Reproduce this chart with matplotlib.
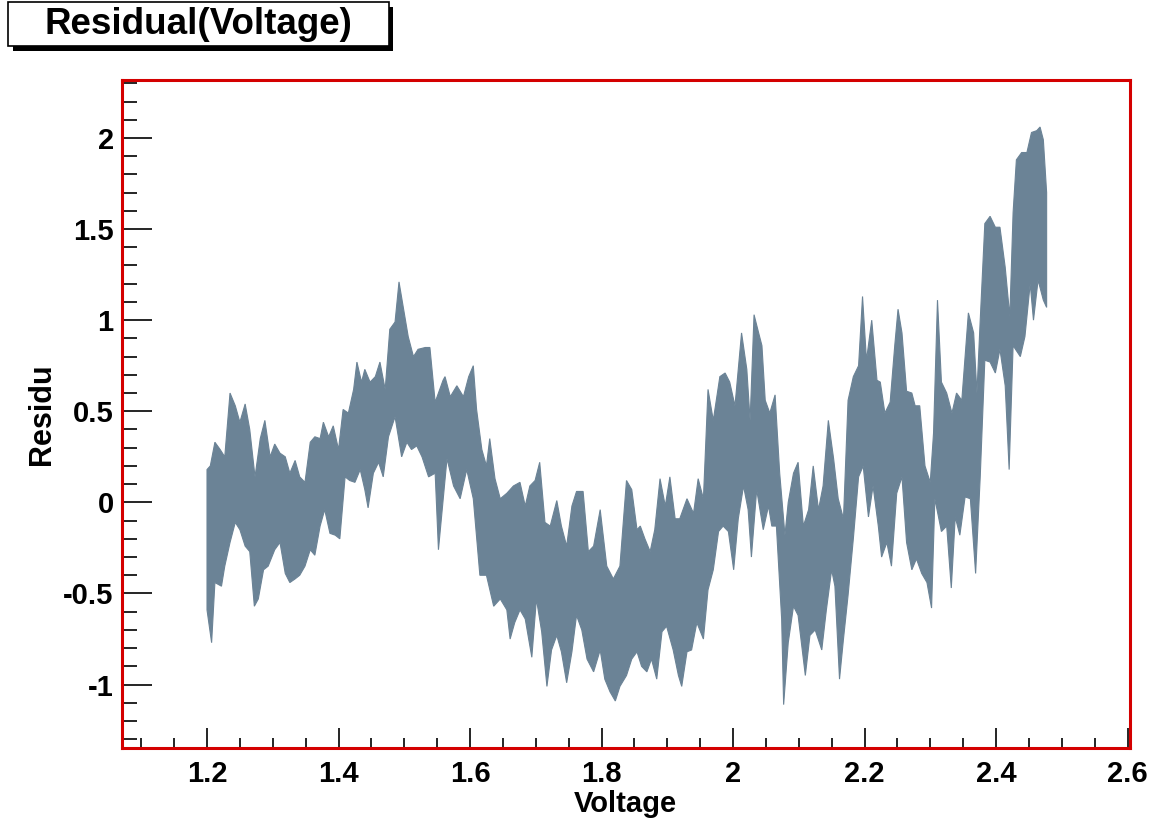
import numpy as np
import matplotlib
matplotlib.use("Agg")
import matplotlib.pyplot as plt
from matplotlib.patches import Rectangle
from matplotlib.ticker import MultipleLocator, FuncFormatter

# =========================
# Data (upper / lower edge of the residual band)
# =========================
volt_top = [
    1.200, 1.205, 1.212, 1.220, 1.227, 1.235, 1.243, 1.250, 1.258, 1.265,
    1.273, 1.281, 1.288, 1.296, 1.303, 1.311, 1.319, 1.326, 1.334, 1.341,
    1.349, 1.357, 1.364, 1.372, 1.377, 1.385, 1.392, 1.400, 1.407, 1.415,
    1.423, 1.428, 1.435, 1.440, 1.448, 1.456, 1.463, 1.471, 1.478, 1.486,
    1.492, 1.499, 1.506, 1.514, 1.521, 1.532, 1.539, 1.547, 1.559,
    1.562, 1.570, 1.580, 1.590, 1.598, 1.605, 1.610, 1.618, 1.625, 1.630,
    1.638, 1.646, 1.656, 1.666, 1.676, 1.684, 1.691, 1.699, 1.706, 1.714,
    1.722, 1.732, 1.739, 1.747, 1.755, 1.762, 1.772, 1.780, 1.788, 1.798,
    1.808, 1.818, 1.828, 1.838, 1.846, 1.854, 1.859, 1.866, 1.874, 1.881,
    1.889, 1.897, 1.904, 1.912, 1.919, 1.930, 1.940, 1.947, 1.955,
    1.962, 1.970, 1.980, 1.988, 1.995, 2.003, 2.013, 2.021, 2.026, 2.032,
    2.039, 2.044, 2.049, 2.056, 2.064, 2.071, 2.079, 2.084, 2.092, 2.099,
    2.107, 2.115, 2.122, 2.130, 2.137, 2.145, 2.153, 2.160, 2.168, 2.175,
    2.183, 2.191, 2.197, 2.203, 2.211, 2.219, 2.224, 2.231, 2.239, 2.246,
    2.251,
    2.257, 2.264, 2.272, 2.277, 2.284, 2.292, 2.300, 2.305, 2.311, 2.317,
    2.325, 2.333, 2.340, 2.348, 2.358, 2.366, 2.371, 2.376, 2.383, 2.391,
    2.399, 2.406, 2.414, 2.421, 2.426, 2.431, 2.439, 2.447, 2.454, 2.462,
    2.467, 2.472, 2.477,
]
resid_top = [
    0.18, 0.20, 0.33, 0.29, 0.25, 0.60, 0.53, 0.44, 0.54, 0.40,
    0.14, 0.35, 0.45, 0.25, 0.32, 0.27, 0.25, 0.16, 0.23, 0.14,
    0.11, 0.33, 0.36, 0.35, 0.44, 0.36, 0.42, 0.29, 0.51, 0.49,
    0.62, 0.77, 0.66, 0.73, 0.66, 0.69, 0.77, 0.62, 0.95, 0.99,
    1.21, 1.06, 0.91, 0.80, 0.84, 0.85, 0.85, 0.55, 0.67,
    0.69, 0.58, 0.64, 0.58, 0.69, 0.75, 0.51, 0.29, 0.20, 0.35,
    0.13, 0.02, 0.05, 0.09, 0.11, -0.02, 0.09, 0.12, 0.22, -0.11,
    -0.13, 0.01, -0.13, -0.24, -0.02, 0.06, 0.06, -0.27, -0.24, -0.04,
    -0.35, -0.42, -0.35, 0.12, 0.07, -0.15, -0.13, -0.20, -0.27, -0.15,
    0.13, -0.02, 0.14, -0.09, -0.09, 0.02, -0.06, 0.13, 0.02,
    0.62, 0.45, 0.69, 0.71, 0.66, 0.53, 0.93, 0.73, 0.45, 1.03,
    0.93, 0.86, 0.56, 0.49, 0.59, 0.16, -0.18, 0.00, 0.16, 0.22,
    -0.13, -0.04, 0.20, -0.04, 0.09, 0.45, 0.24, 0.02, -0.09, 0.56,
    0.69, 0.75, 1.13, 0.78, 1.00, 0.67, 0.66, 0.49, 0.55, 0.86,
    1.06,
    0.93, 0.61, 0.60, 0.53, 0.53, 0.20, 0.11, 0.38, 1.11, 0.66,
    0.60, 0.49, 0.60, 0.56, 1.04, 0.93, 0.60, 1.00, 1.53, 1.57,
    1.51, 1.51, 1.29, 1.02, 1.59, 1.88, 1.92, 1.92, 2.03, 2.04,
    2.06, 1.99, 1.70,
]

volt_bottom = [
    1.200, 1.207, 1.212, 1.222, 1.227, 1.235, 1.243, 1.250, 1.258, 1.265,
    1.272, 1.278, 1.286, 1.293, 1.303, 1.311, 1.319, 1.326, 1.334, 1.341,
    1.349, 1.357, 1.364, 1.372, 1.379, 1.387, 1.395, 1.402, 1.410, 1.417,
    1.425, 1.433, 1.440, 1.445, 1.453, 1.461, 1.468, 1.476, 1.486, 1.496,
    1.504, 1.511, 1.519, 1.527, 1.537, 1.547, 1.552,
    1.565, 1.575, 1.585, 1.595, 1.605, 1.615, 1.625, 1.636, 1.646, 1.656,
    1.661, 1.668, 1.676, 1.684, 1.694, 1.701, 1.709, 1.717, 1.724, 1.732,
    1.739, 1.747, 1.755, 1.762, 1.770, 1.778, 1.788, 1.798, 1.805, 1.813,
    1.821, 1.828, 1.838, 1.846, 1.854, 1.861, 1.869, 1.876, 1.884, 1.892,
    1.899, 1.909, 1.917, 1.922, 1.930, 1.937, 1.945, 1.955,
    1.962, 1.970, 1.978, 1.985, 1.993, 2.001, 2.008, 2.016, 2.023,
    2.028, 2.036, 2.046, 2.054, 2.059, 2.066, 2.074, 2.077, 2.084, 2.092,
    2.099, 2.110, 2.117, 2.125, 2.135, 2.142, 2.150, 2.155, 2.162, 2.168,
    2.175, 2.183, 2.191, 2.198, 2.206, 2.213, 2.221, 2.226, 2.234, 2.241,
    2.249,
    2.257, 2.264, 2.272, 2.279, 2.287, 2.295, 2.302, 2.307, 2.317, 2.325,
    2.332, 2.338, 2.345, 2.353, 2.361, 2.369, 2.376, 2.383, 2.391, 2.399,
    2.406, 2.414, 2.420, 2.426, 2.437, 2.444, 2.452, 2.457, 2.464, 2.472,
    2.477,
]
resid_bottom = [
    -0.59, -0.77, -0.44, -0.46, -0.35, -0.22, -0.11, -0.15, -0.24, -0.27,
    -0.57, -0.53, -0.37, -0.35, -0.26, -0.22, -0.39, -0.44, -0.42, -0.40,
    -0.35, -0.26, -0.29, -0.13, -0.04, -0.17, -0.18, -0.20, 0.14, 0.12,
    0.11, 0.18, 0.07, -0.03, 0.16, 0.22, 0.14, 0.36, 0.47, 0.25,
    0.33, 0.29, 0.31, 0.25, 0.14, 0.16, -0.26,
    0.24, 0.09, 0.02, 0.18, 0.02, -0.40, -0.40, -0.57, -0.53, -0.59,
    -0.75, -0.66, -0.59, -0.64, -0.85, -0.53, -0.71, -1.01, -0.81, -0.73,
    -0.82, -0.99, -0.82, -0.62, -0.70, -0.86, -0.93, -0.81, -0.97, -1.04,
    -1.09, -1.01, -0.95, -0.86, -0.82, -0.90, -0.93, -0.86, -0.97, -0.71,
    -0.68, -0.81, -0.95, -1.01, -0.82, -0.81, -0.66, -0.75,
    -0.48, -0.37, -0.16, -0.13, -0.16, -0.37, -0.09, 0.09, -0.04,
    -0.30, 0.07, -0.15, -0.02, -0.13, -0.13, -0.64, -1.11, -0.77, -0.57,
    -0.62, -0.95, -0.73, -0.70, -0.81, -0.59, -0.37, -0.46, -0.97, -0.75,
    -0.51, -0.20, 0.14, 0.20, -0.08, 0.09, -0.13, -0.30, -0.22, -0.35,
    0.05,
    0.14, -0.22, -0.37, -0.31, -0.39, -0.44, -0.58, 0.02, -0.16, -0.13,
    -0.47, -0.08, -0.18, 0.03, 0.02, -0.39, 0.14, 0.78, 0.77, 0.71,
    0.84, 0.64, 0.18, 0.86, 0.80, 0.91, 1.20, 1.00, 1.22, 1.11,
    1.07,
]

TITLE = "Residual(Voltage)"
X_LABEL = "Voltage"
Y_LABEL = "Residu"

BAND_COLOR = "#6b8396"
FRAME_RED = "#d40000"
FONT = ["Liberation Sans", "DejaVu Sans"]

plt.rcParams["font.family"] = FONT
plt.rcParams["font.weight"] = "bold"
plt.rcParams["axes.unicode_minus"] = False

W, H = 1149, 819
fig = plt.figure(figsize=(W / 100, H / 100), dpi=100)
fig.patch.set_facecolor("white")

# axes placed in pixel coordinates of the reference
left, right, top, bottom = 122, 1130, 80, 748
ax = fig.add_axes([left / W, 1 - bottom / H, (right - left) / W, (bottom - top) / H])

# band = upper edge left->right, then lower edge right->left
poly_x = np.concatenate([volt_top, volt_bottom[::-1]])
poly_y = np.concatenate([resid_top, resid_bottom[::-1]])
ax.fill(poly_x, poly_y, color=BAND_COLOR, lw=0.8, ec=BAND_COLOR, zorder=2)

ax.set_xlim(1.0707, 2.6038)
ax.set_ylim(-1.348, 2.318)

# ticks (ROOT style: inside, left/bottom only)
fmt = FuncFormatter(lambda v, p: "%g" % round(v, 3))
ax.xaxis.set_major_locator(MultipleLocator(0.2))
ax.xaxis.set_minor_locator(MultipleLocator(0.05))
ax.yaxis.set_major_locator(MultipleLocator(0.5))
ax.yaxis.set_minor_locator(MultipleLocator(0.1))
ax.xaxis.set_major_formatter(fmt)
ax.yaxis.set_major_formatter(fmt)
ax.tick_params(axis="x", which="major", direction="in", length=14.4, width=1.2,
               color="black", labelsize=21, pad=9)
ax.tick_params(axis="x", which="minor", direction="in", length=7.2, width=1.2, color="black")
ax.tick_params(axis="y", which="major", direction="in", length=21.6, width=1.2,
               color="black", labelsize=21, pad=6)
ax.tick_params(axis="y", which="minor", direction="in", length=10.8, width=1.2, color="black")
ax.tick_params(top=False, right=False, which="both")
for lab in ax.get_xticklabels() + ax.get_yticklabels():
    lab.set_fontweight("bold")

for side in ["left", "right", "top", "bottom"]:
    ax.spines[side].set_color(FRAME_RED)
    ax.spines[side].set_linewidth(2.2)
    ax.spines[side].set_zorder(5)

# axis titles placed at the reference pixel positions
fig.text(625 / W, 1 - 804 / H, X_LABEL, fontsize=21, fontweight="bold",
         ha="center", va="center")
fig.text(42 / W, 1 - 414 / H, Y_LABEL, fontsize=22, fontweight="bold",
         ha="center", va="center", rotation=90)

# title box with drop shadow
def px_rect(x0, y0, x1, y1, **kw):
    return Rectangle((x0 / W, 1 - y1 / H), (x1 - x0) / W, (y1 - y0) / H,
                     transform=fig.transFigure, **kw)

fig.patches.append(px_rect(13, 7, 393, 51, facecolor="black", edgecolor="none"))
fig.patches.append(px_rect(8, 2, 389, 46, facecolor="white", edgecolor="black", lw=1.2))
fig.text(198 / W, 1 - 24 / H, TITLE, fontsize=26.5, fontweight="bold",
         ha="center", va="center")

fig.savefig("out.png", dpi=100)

★ ★ ★ ★ ★ ★ ★

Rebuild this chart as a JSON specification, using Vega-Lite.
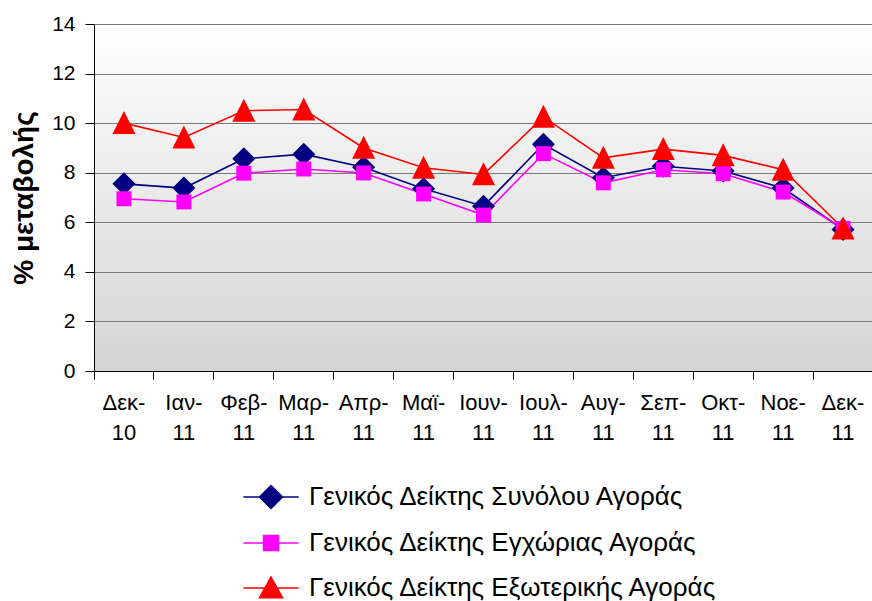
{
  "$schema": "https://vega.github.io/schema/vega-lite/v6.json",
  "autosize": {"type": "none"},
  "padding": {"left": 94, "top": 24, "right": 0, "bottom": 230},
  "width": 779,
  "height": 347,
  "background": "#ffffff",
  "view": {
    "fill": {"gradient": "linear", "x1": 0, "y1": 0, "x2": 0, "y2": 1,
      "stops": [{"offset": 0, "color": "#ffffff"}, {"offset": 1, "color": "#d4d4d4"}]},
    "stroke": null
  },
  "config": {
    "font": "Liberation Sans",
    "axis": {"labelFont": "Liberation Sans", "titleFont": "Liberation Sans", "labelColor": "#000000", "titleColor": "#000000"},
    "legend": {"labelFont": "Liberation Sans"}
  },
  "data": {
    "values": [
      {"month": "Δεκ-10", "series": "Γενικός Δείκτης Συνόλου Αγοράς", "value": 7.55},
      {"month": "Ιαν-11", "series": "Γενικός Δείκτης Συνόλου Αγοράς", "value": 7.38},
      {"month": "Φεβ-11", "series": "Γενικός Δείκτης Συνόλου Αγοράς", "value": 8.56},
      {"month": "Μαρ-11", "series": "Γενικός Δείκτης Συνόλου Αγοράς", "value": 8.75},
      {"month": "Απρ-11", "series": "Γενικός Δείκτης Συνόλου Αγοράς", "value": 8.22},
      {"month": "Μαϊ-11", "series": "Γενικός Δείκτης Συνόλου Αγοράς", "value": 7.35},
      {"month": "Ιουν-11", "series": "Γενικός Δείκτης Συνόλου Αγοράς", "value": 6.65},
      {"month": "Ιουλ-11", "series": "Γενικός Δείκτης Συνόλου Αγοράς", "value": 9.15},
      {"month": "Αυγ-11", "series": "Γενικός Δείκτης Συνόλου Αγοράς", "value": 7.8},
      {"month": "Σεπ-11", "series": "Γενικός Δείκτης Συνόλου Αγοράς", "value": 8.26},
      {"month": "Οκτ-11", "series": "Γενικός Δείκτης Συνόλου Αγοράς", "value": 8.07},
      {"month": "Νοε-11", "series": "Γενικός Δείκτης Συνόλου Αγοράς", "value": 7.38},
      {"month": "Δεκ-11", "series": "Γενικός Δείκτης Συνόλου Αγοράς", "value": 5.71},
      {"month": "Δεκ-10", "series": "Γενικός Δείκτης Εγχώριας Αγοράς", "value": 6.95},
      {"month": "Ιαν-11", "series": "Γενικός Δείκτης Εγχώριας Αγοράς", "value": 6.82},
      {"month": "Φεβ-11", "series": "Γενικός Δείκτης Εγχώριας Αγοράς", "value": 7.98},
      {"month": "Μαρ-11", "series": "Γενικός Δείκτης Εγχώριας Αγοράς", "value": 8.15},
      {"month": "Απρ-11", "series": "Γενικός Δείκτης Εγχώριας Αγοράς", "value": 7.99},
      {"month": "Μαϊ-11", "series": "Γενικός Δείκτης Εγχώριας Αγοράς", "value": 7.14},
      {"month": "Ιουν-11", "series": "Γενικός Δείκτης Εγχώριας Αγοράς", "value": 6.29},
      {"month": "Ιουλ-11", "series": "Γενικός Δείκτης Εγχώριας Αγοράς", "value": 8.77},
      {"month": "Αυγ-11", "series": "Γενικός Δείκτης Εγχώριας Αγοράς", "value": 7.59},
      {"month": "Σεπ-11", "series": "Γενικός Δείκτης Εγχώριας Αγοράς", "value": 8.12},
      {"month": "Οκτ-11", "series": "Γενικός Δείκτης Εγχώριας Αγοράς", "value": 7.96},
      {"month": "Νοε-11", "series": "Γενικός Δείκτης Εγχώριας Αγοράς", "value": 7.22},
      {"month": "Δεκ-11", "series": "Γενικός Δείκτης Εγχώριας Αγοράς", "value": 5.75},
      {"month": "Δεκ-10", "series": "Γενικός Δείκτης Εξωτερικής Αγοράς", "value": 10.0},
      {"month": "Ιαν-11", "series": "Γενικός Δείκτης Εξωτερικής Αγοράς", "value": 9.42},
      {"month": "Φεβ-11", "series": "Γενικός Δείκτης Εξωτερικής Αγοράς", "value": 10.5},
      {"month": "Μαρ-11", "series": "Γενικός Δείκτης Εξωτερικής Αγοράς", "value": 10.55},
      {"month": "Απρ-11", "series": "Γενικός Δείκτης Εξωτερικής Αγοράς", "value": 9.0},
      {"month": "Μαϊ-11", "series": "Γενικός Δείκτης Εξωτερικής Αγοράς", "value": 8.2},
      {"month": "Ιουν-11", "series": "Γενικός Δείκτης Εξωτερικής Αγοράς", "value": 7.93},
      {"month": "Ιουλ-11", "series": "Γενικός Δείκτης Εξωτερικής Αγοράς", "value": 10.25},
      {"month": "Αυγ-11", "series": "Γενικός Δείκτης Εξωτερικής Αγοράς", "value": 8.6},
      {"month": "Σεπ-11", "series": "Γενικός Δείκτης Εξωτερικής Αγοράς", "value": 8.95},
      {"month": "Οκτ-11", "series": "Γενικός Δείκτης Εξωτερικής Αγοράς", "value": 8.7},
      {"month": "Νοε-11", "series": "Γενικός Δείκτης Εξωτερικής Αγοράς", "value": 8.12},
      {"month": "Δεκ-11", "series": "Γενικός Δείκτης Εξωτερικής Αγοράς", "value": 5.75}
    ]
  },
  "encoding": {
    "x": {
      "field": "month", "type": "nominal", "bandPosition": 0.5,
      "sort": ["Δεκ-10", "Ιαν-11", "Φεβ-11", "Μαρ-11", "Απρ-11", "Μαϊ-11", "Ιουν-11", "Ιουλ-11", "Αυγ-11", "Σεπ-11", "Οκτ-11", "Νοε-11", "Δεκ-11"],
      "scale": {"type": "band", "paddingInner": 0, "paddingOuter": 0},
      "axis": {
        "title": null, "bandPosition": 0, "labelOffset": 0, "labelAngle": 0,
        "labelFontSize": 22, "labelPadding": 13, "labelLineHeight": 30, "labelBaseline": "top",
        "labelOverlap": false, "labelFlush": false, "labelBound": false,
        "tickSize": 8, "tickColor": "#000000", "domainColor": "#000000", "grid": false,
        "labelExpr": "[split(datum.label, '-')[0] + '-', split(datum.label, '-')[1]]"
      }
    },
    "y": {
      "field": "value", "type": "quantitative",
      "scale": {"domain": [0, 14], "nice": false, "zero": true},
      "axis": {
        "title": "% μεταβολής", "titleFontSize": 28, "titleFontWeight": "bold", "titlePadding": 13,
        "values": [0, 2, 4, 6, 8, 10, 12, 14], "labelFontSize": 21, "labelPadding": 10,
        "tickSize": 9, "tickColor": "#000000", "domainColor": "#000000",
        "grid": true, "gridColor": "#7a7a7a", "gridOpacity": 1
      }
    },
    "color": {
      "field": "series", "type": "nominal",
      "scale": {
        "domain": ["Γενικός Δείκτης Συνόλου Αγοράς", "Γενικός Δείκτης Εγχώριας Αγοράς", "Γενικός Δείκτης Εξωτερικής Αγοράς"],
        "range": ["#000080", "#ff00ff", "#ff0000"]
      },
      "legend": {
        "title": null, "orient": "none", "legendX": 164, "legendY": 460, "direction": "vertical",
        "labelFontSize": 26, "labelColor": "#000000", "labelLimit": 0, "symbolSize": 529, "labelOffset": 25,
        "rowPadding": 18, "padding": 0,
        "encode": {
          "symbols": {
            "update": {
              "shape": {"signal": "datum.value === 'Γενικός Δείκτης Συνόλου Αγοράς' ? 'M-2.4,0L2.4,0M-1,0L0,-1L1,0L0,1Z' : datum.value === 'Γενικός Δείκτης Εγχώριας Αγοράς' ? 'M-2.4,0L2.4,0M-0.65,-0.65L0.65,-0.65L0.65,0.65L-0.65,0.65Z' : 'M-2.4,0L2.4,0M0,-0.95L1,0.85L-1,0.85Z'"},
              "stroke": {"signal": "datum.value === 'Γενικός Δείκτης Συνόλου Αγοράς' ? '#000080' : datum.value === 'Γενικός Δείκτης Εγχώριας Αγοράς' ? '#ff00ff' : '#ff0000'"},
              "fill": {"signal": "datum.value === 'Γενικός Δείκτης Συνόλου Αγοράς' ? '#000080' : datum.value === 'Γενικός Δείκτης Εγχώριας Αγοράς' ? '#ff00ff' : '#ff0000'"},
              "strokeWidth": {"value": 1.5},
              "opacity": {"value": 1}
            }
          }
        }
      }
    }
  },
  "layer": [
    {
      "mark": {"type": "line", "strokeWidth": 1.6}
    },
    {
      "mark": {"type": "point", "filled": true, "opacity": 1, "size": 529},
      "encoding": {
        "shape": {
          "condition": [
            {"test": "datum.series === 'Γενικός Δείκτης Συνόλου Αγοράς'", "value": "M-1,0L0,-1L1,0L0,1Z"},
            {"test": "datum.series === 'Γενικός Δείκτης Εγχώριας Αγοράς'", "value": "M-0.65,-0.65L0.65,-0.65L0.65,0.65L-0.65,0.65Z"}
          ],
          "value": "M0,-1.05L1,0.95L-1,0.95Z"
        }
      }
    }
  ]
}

★ ★ ★ ★ ★ ★ ★

Exercise: Both the line with "Reproduce this chart with matplotlib." and the line with "from matplotlib.ticker import" belong in the copy, along with every line between them; set them down exactly and skip the pictures.

The result:
Reproduce this chart with matplotlib.
import numpy as np
import matplotlib
matplotlib.use("Agg")
import matplotlib.pyplot as plt
from matplotlib.patches import Rectangle
from matplotlib.ticker import MultipleLocator, FuncFormatter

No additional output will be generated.